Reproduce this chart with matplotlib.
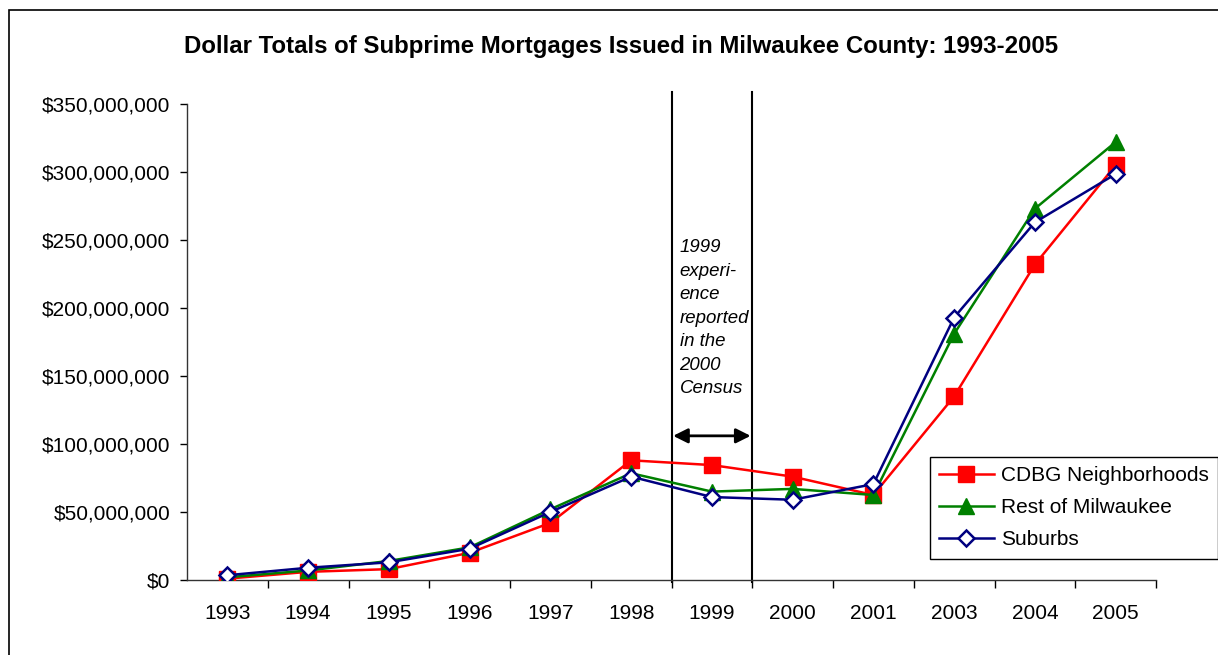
import matplotlib
matplotlib.use("Agg")
import matplotlib.pyplot as plt
from matplotlib.patches import Rectangle
from matplotlib.ticker import FuncFormatter, FixedLocator

plt.rcParams["font.family"] = ["Liberation Sans", "DejaVu Sans"]

years = ["1993", "1994", "1995", "1996", "1997", "1998", "1999",
         "2000", "2001", "2003", "2004", "2005"]
cdbg = [1e6, 6e6, 8e6, 20e6, 42e6, 88e6, 84.5e6, 76e6, 62.5e6, 135e6, 232e6, 305e6]
rest = [2e6, 7e6, 14e6, 24e6, 52e6, 78.5e6, 65e6, 67e6, 62.5e6, 181e6, 273e6, 322e6]
suburbs = [3.5e6, 9e6, 13e6, 23e6, 50e6, 76e6, 61e6, 59e6, 70.5e6, 193e6, 263e6, 298.5e6]
y_ticks = [0, 50e6, 100e6, 150e6, 200e6, 250e6, 300e6, 350e6]
note = "1999\nexperi-\nence\nreported\nin the\n2000\nCensus"

W, H = 1218, 655
fig = plt.figure(figsize=(W / 100, H / 100), dpi=100)
fig.patches.append(Rectangle((9 / W, -0.1), 1.2, 1 - 10 / H + 0.1,
                             transform=fig.transFigure, fill=False,
                             edgecolor="black", lw=1.2))

ax = fig.add_axes([187 / W, 1 - 580 / H, (1156 - 187) / W, (580 - 104) / H])
x = list(range(len(years)))

ax.plot(x, cdbg, color="#ff0000", lw=1.8, marker="s", ms=11,
        mfc="#ff0000", mec="#ff0000", label="CDBG Neighborhoods", zorder=3)
ax.plot(x, rest, color="#008000", lw=1.8, marker="^", ms=11,
        mfc="#008000", mec="#008000", label="Rest of Milwaukee", zorder=4)
ax.plot(x, suburbs, color="#000080", lw=1.8, marker="D", ms=8.5,
        mfc="white", mec="#000080", mew=1.8, label="Suburbs", zorder=5)

ax.set_xlim(-0.5, len(years) - 0.5)
ax.set_ylim(0, 350e6)
ax.set_yticks(y_ticks)
ax.yaxis.set_major_formatter(FuncFormatter(lambda v, p: "${:,.0f}".format(v)))
ax.set_xticks(x)
ax.set_xticklabels(years)
ax.xaxis.set_minor_locator(FixedLocator([i + 0.5 for i in range(len(years))]))
ax.tick_params(axis="x", which="major", length=0, pad=17, labelsize=15)
ax.tick_params(axis="x", which="minor", length=6, direction="out", width=1)
ax.tick_params(axis="y", length=5, width=1, labelsize=15, pad=7)

for side in ["top", "right"]:
    ax.spines[side].set_visible(False)
for side in ["left", "bottom"]:
    ax.spines[side].set_linewidth(1)
    ax.spines[side].set_color("#333333")

# census window
for bx in [5.5, 6.5]:
    ax.plot([bx, bx], [-1.5e6, 359e6], color="black", lw=1.5,
            clip_on=False, zorder=2)
ax.annotate("", xy=(5.52, 106e6), xytext=(6.48, 106e6),
            arrowprops=dict(arrowstyle="<|-|>", color="black", lw=2,
                            mutation_scale=22, shrinkA=0, shrinkB=0))
ax.text(5.6, 250.5e6, note, fontsize=13.4, style="italic", va="top", ha="left",
        linespacing=1.5)

ax.legend(loc="upper left", bbox_to_anchor=(930 / W, 1 - 457 / H),
          bbox_transform=fig.transFigure, fontsize=15, frameon=True,
          fancybox=False, edgecolor="black", framealpha=1,
          handlelength=2.6, borderpad=0.45, labelspacing=0.62,
          handletextpad=0.35, borderaxespad=0)

fig.text(621 / W, 1 - 46 / H, "Dollar Totals of Subprime Mortgages Issued in Milwaukee County: 1993-2005",
         ha="center", va="center", fontsize=17.3, fontweight="bold")

fig.savefig("out.png", dpi=100)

_Work to complete:_ Each line from the top of the material through the line containing "x = list(range(len(years)))" should be reproduced exactly; please drop any images.

_Worked solution:_
Reproduce this chart with matplotlib.
import matplotlib
matplotlib.use("Agg")
import matplotlib.pyplot as plt
from matplotlib.patches import Rectangle
from matplotlib.ticker import FuncFormatter, FixedLocator

plt.rcParams["font.family"] = ["Liberation Sans", "DejaVu Sans"]

years = ["1993", "1994", "1995", "1996", "1997", "1998", "1999",
         "2000", "2001", "2003", "2004", "2005"]
cdbg = [1e6, 6e6, 8e6, 20e6, 42e6, 88e6, 84.5e6, 76e6, 62.5e6, 135e6, 232e6, 305e6]
rest = [2e6, 7e6, 14e6, 24e6, 52e6, 78.5e6, 65e6, 67e6, 62.5e6, 181e6, 273e6, 322e6]
suburbs = [3.5e6, 9e6, 13e6, 23e6, 50e6, 76e6, 61e6, 59e6, 70.5e6, 193e6, 263e6, 298.5e6]
y_ticks = [0, 50e6, 100e6, 150e6, 200e6, 250e6, 300e6, 350e6]
note = "1999\nexperi-\nence\nreported\nin the\n2000\nCensus"

W, H = 1218, 655
fig = plt.figure(figsize=(W / 100, H / 100), dpi=100)
fig.patches.append(Rectangle((9 / W, -0.1), 1.2, 1 - 10 / H + 0.1,
                             transform=fig.transFigure, fill=False,
                             edgecolor="black", lw=1.2))

ax = fig.add_axes([187 / W, 1 - 580 / H, (1156 - 187) / W, (580 - 104) / H])
x = list(range(len(years)))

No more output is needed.